Внук ребе Менделя

Давид Озурас

     В Бийском детприемнике находилась большая группа беспризорников. Это были дети разных возрастов; мальчики и девочки. Давидка и Вася Чмутов попали вместе в среднюю группу. Ребята впервые столкнулись со строгим распорядком дня. В семь часов утра – подъем, физзарядка, умывание, заправка коек, завтрак. С утра до вечера день был расписан по минутам.
     Воспитатели знакомились с новичками. Заполняли новые анкеты по всем графам. Давидку больше всего волновал национальный вопрос, “а где же та анкета, что заполнил Иван Николаевич?” – думал он, – “почему снова заполняют?..” В его детском воображении стоял ребром национальный вопрос. “Евреи воюют в Ташкенте, гудело в его ушах, а может скрыть, что я еврей? – запишусь литовцем. Нет, этого никогда не будет!” И он с гордостью назвал себя:
     Давид Мендельсон, тысяча девятьсот тридцать третьего года рождения. Родился в Литве. По национальности – еврей. Он стыдился своих мыслей о предательстве, как могло прийти ему такое в голову, внуку Ребе Менделя? Но главным и не понятным в жизни одиннадцати летного мальчика были болезненные вопросы: “Почему нас не любят?” и “Разве мы хуже других?” Самые грязные анекдоты рассказывались про евреев. Позорная кличка “жид” сопровождала его повсюду: “жид по веревочке бежит,” “если в кране нет воды – значит, выпили жиды”.

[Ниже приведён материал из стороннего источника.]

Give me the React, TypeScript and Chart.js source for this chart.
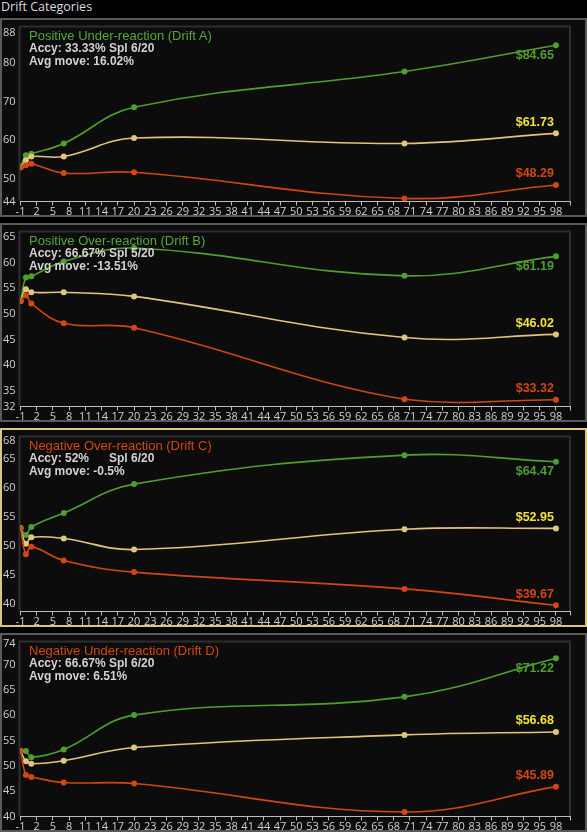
import React, { useEffect, useRef } from 'react';
import { Chart, registerables } from 'chart.js';

Chart.register(...registerables);

// ---- data ----
const days = [-1, 0, 1, 7, 20, 70, 98];
const xTickLabels = [-1, 2, 5, 8, 11, 14, 17, 20, 23, 26, 29, 32, 35, 38, 41, 44, 47, 50, 53, 56, 59, 62, 65, 68, 71, 74, 77, 80, 83, 86, 89, 92, 95, 98];

const aGreen = [52.9, 56.0, 56.4, 59.1, 68.5, 77.8, 84.65];
const aYellow = [52.9, 54.7, 55.7, 55.7, 60.5, 59.1, 61.73];
const aRed = [52.9, 53.4, 53.8, 51.4, 51.6, 44.8, 48.29];
const aTicks = [44, 50, 60, 70, 80, 88];

const bGreen = [52.5, 57.1, 57.3, 60.2, 62.8, 57.4, 61.19];
const bYellow = [52.5, 54.8, 54.2, 54.2, 53.4, 45.4, 46.02];
const bRed = [52.5, 53.6, 52.0, 48.2, 47.3, 33.4, 33.32];
const bTicks = [32, 35, 40, 45, 50, 55, 60, 65];

const cGreen = [53.0, 51.8, 53.2, 55.6, 60.6, 65.6, 64.47];
const cYellow = [53.0, 50.3, 51.4, 51.2, 49.3, 52.8, 52.95];
const cRed = [53.0, 48.5, 49.8, 47.4, 45.4, 42.5, 39.67];
const cTicks = [40, 45, 50, 55, 60, 65, 68];

const dGreen = [52.9, 52.9, 51.7, 53.2, 60.0, 63.6, 71.22];
const dYellow = [52.9, 50.9, 50.4, 51.0, 53.6, 56.1, 56.68];
const dRed = [52.9, 48.2, 47.8, 46.7, 46.5, 40.9, 45.89];
const dTicks = [40, 45, 50, 55, 60, 65, 70, 74];

const panelTitles = ['Positive Under-reaction (Drift A)', 'Positive Over-reaction (Drift B)', 'Negative Over-reaction (Drift C)', 'Negative Under-reaction (Drift D)'];
const panelAccy = ['33.33%', '66.67%', '52%', '66.67%'];
const panelSpl = ['6/20', '5/20', '6/20', '6/20'];
const panelAvg = ['16.02%', '-13.51%', '-0.5%', '6.51%'];
const yMins = [44, 32, 38.6, 40];
const yMaxs = [89.5, 66, 68.8, 74.5];
const X_MIN = -1;
const X_MAX = 100.6;

// ---- styles ----
const GREEN = '#4e9f30';
const TAN = '#e2c47e';
const RED = '#d1470e';
const LABEL_YELLOW = '#f3e334';
const TITLE_GREEN = '#53a839';
const TITLE_RED = '#d4470f';
const TEXT_GRAY = '#d2d2d2';
const TICK_COLOR = '#cfcfcf';

const PANEL_H = 199;
const PANEL_GAP = 6;
const PANEL_TOP = 18;

type PanelDef = {
  title: string;
  titleColor: string;
  accy: string;
  spl: string;
  avg: string;
  series: number[][];
  yMin: number;
  yMax: number;
  yTicks: number[];
  border: string;
};

const panels: PanelDef[] = [
  { title: panelTitles[0], titleColor: TITLE_GREEN, accy: panelAccy[0], spl: panelSpl[0], avg: panelAvg[0], series: [aGreen, aYellow, aRed], yMin: yMins[0], yMax: yMaxs[0], yTicks: aTicks, border: '#5a5a5a' },
  { title: panelTitles[1], titleColor: TITLE_GREEN, accy: panelAccy[1], spl: panelSpl[1], avg: panelAvg[1], series: [bGreen, bYellow, bRed], yMin: yMins[1], yMax: yMaxs[1], yTicks: bTicks, border: '#5a5a5a' },
  { title: panelTitles[2], titleColor: TITLE_RED, accy: panelAccy[2], spl: panelSpl[2], avg: panelAvg[2], series: [cGreen, cYellow, cRed], yMin: yMins[2], yMax: yMaxs[2], yTicks: cTicks, border: '#dcc67e' },
  { title: panelTitles[3], titleColor: TITLE_RED, accy: panelAccy[3], spl: panelSpl[3], avg: panelAvg[3], series: [dGreen, dYellow, dRed], yMin: yMins[3], yMax: yMaxs[3], yTicks: dTicks, border: '#5a5a5a' },
];

const lineColors = [GREEN, TAN, RED];
const labelColors = [GREEN, LABEL_YELLOW, RED];
const labelOffsets = [10, -11, -11];

const framePlugin = {
  id: 'frame',
  beforeDraw(chart: any) {
    const { ctx, chartArea } = chart;
    const { left, top, right, bottom } = chartArea;
    ctx.save();
    ctx.strokeStyle = '#2e2e2e';
    ctx.lineWidth = 2;
    ctx.beginPath();
    ctx.moveTo(left - 1, bottom);
    ctx.lineTo(left - 1, top);
    ctx.lineTo(right, top);
    ctx.lineTo(right, bottom);
    ctx.stroke();
    ctx.restore();
  },
};

const endLabelPlugin = {
  id: 'endLabels',
  afterDatasetsDraw(chart: any) {
    const { ctx } = chart;
    ctx.save();
    ctx.font = 'bold 12.5px "Liberation Sans", Arial, sans-serif';
    ctx.textAlign = 'right';
    ctx.textBaseline = 'middle';
    chart.data.datasets.forEach((ds: any, i: number) => {
      const meta = chart.getDatasetMeta(i);
      const pts = meta.data;
      const last = pts[pts.length - 1];
      const val = ds.data[ds.data.length - 1].y;
      ctx.fillStyle = labelColors[i];
      ctx.fillText('$' + val.toFixed(2), last.x - 2, last.y + labelOffsets[i]);
    });
    ctx.restore();
  },
};

function PanelChart({ def }: { def: PanelDef }) {
  const ref = useRef<HTMLCanvasElement | null>(null);
  useEffect(() => {
    if (!ref.current) return;
    const tickFont = { family: '"Open Sans", sans-serif', size: 11 };
    const chart = new Chart(ref.current, {
      type: 'line',
      data: {
        datasets: def.series.map((vals, i) => ({
          data: days.map((d, j) => ({ x: d, y: vals[j] })),
          borderColor: lineColors[i],
          backgroundColor: lineColors[i],
          pointBackgroundColor: lineColors[i],
          pointBorderWidth: 0,
          pointRadius: 3,
          borderWidth: 1.6,
          tension: 0.4,
          fill: false,
          order: 3 - i,
        })),
      },
      options: {
        animation: false,
        responsive: false,
        maintainAspectRatio: false,
        events: [],
        layout: { padding: { top: 4, left: 1, right: 15, bottom: 0 } },
        plugins: { legend: { display: false }, tooltip: { enabled: false }, title: { display: false } },
        scales: {
          x: {
            type: 'linear',
            min: X_MIN,
            max: X_MAX,
            afterBuildTicks: (s: any) => {
              s.ticks = [...xTickLabels, X_MAX].map((v) => ({ value: v }));
            },
            afterFit: (s: any) => {
              s.height = 13.5;
            },
            ticks: {
              autoSkip: false,
              maxRotation: 0,
              minRotation: 0,
              padding: 0,
              color: TICK_COLOR,
              font: tickFont,
              callback: (v: any) => (xTickLabels.includes(v) ? String(v) : ''),
            },
            grid: { drawOnChartArea: false, drawTicks: true, tickLength: 4, color: '#bdbdbd' },
            border: { display: true, color: '#bdbdbd', width: 1 },
          },
          y: {
            type: 'linear',
            min: def.yMin,
            max: def.yMax,
            afterBuildTicks: (s: any) => {
              s.ticks = def.yTicks.map((v) => ({ value: v }));
            },
            afterFit: (s: any) => {
              s.width = 17.5;
            },
            ticks: {
              autoSkip: false,
              crossAlign: 'far',
              padding: 0,
              color: TICK_COLOR,
              font: tickFont,
            },
            grid: { display: false },
            border: { display: false },
          },
        },
      } as any,
      plugins: [framePlugin, endLabelPlugin],
    });
    return () => chart.destroy();
  }, [def]);

  return <canvas ref={ref} width={583} height={195} style={{ display: 'block', width: 583, height: 195 }} />;
}

function Panel({ def, index }: { def: PanelDef; index: number }) {
  const lineStyle: React.CSSProperties = { height: 12.5, lineHeight: '12.5px', whiteSpace: 'pre' };
  return (
    <div
      style={{
        position: 'absolute',
        left: 0,
        top: PANEL_TOP + index * (PANEL_H + PANEL_GAP),
        width: 587,
        height: PANEL_H,
        boxSizing: 'border-box',
        border: `2px solid ${def.border}`,
        background: '#0c0c0c',
      }}
    >
      <PanelChart def={def} />
      <div
        style={{
          position: 'absolute',
          left: 27,
          top: 9.5,
          fontFamily: '"Liberation Sans", Arial, sans-serif',
          fontSize: 12,
          color: TEXT_GRAY,
          pointerEvents: 'none',
        }}
      >
        <div style={{ ...lineStyle, color: def.titleColor, fontSize: 13 }}>{def.title}</div>
        <div style={{ ...lineStyle, fontWeight: 'bold' }}>
          <span style={{ display: 'inline-block', width: 80 }}>{'Accy: ' + def.accy}</span>
          <span>{'Spl ' + def.spl}</span>
        </div>
        <div style={{ ...lineStyle, fontWeight: 'bold' }}>{'Avg move: ' + def.avg}</div>
      </div>
    </div>
  );
}

export default function App() {
  useEffect(() => {
    document.body.style.margin = '0';
    document.body.style.background = '#000';
  }, []);
  return (
    <div style={{ position: 'relative', width: 587, height: 832, background: '#000', overflow: 'hidden' }}>
      <div
        style={{
          position: 'absolute',
          left: 1,
          top: -2,
          fontFamily: '"Open Sans", sans-serif',
          fontSize: 12.5,
          color: '#dcdcdc',
          lineHeight: '17px',
        }}
      >
        Drift Categories
      </div>
      {panels.map((p, i) => (
        <Panel key={i} def={p} index={i} />
      ))}
    </div>
  );
}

     В то суровое время, Сибирь еще не знала о трагической гибели шести миллионов европейских евреев. Информбюро передавало сводки новостей: о великих сражениях под Москвой, на Орловско-Курской дуге. Знаменитый голос Левитана сообщил народу, об исторической битве под Сталинградом и только в конце войны стали просачиваться слухи о зверски замученных гражданах – “не только евреев”. Мир уже знал о лагерях смерти:в Освенциме и Майданеке, многих других лагерях и гетто.
     После трех недель пребывания в Бийском детприемнике, небольшая группа ребят была направлена в детский дом. В ней находились Вербицкий, Попович, Чмутов и Мендельсон.
Наступила весна сорок третьего года. Тяжелый, ноздреватый снег лежал на крышах бараков. Сосульки хрустально-угрожающими пиками свисали со всех сторон покрытий. В этих деревянных помещениях расположились общежития четвертого детского дома.
      Огромное село Плешково находилось в трех километрах от железнодорожной станции Уткуль. Сопровождающий вел ребят по мокрому снегу. Все молчали,словно подавленные. Вдруг первым, как обычно заикаясь, однотонно заговорил Чмутов:
    – В-в-в-в э-э-этом  попоселке ммы б-б-будем жить? – Спросил он сконфуженно, разводя руками – в-в-в этих ббараках?! – Продолжал, распрашиватьЧмутов.
    – Да, – коротко по военному, ответил воспитатель. – В этом селе ваш родной дом, школа и все условия жизни, – продолжал он. Когда группа новобранцев подошла к главному корпусу, на крыльцо высыпала стайка ребятишек.
    – Новеньких привели, новеньких!–галдели они.
В канцелярии директора сопровождающий передал папку документов. Детским домом заведовала полная женщина с седой прядью волос, с виду строгая, но ее большие серые глаза выдавали внутреннюю доброту.
    – Ребята, располагайтесь, как у себя дома; все вы направляетесь в среднюю группу. Ваша воспитательница Груша Самойловна. Прошу во всем ее слушать и уважать. Она выросла в нашем детском доме. Окончила школу с золотой медалью и вот второй год работает воспитательницей.
    – Оооткуда Грруша ссс кккаккого ддерева сссвалилась? – насмешливо спросил Васька Чмутов. Ребята – в один голос заржали, а Груша – покраснела, от чего ее овальное лицо стало еще красивее.
    – Груша Самойловна, примите ребят, – сказала директриса, строго посмотрев на Чмутова. Васька молчал, опустив буйную голову. А Груша – невинная, черноглазая, кучерявая красавица, незаметно приоткрыв маленький рот стояла в стороне секретарского стола и нежно улыбалась.
     Давидка почувствовал в этой черноглазой смуглянке что-то родное, он смотрел на нее, не отрывая глаз.